78. Secondly, however, if that were too narrow an interpretation, I remain of the view that neither section 58AA of the Act, nor Regulation 4, affect the operation of an early termination provision such as clause 6. They do not address termination at all. I therefore expressly agree with the approach set out by Lord Justice Newey at paragraph 72 above.

79. In this context, both before the judge, and again on appeal, Mr Davies made much of Regulation 8, which deals with termination provisions in an employment matter. This Regulation imposes particular restrictions on the nature of such provisions. But in my judgment, that is a point against the appellant. The inclusion of Regulation 8, imposing particular restrictions on early termination provisions in employment disputes, demonstrates that termination provisions are, in themselves, entirely lawful. It is simply that, for the reasons explained by Lord McNally in the House of Lords on 26 February 2013 (paragraph 72 iv) above), it was felt important to have particular restrictions on such clauses in employment disputes.

80. The fact that the Regulations do not prohibit or limit termination provisions for general civil litigation is not an inadvertent omission. On the contrary, as can be seen from the Explanatory Memorandum, it is the result of a deliberate decision. Parliament shied away from imposing any restrictions on termination provisions generally because it acknowledged that, in such cases, lawyers would be involved and therefore would be subjected to the regulatory provisions of their own professional bodies.

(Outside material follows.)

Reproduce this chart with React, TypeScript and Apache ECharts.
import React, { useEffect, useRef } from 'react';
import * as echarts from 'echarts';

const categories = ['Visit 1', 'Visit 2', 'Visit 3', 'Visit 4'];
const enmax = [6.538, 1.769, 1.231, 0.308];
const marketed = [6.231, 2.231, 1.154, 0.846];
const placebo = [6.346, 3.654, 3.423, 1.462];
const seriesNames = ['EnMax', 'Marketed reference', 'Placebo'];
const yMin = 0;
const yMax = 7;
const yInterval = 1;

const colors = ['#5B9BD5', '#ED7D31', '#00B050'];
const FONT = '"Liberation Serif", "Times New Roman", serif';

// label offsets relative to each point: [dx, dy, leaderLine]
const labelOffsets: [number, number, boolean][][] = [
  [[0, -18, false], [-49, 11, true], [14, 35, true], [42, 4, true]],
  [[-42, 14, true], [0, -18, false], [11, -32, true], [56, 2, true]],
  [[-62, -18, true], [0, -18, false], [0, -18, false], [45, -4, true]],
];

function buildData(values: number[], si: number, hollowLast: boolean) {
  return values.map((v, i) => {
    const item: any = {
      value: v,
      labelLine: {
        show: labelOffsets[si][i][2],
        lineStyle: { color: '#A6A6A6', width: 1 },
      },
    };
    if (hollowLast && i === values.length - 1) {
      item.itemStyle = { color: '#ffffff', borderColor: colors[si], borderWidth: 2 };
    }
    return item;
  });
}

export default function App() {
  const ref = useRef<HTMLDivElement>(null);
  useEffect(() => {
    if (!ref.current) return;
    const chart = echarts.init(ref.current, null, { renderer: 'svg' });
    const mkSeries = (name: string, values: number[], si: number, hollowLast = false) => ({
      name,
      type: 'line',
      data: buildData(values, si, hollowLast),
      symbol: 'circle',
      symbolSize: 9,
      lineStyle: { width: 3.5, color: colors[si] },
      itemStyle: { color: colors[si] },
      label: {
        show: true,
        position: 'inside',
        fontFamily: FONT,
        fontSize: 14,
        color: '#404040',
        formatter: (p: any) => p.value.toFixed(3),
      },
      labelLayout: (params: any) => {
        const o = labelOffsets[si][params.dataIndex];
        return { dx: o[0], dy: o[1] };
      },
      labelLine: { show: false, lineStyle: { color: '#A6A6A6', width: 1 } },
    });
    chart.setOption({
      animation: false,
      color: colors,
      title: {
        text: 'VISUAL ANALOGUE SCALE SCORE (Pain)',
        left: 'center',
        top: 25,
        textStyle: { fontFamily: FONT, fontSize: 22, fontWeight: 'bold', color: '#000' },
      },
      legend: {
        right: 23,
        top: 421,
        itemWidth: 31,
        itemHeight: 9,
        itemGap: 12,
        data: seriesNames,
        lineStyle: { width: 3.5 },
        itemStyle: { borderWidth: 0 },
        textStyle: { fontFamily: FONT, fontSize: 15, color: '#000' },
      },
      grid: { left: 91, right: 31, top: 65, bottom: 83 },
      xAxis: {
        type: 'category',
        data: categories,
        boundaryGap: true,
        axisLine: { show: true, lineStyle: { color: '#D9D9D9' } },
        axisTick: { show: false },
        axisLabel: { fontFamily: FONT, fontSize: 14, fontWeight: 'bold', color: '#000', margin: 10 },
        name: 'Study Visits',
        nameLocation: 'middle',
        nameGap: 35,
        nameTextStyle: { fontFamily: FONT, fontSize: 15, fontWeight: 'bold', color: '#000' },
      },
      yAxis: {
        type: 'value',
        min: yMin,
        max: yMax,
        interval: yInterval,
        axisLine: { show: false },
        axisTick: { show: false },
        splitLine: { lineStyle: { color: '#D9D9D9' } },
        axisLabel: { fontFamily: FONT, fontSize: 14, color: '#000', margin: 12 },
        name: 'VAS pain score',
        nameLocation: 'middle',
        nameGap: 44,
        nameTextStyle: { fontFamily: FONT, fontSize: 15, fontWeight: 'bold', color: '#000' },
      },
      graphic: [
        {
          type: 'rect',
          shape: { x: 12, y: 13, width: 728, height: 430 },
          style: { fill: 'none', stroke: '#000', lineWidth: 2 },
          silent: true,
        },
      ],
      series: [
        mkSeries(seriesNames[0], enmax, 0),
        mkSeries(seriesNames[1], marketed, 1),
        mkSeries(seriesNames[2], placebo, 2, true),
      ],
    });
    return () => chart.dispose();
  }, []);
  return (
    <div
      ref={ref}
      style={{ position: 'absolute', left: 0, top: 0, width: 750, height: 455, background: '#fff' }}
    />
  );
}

81. Thus, taken as a whole, I consider that the Regulations can only be construed on the basis that:

(a) They expressly assume that termination provisions such as Clause 6 may be included in the terms of the retainer between the legal representative and the client;

(b) No restriction on (much less prohibition of) such provisions was required by Parliament because, if it was necessary, regulation would be carried out by the relevant professional body.

Accordingly, there can be no basis now for suggesting that the Regulations render clause 6 unlawful: on the contrary, I consider that they establish its validity.

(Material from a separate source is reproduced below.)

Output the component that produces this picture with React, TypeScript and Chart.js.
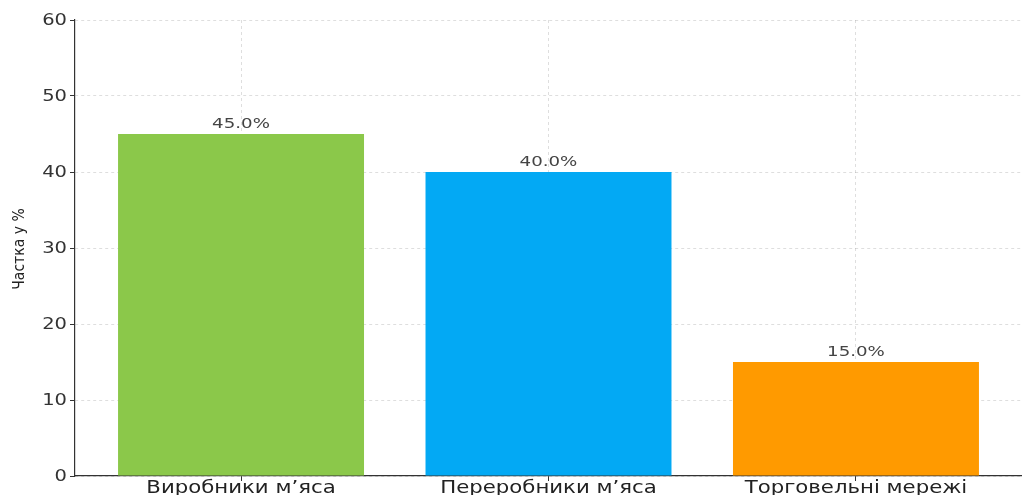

82. Thirdly, I am confident that the same result is achieved by consideration of the detail of the Regulations themselves. As I have said, the ‘payment’ is narrowly defined. Regulation 3 (b) expressly draws a distinction between the payment on the one hand, and the representative’s “expenses and costs” on the other. Thus, an entitlement to expenses and costs can, by agreement, be dealt with separately and can be maintained on termination. That is what happened here.

83. Regulation 4(1) is a particular provision designed to incorporate what is known as the Ontario Model. It is solely concerned with the calculation of the final payment, as defined. It has nothing to do with what might be recoverable if the retainer was terminated early. Regulation 4(3) is a cap on the total amount of the payment and again is not concerned with expenses and costs.

84. Thus, the highest that it can be put by the appellant is that Regulation 4(1) could be read as saying that a damages-based agreement must not require any amount to be paid by the client other than the payment itself, and expenses, whatever circumstances may eventuate. So, if the narrow view of a damages-based agreement is not accepted, then, on that literal reading, Regulation 4(1) would, for example, prevent the legal representative from recovering any of its own costs, whatever the retainer actually said, even if the client terminated the agreement without cause after two years of work by the lawyer. That would not only be a commercial nonsense, but it would be contrary to the statutory purpose of section 58AA, which was designed to encourage the use of DBAs, not make them commercial suicide for the lawyer. It would also be contrary to Regulation 3, contrary to the assumptions made about termination provisions to which I have already referred, and render Regulation 8 redundant. I therefore reject that interpretation of Regulation 4(1).

85. Accordingly, for these reasons, I conclude that clause 6 was not unlawful and I agree that this appeal should be dismissed.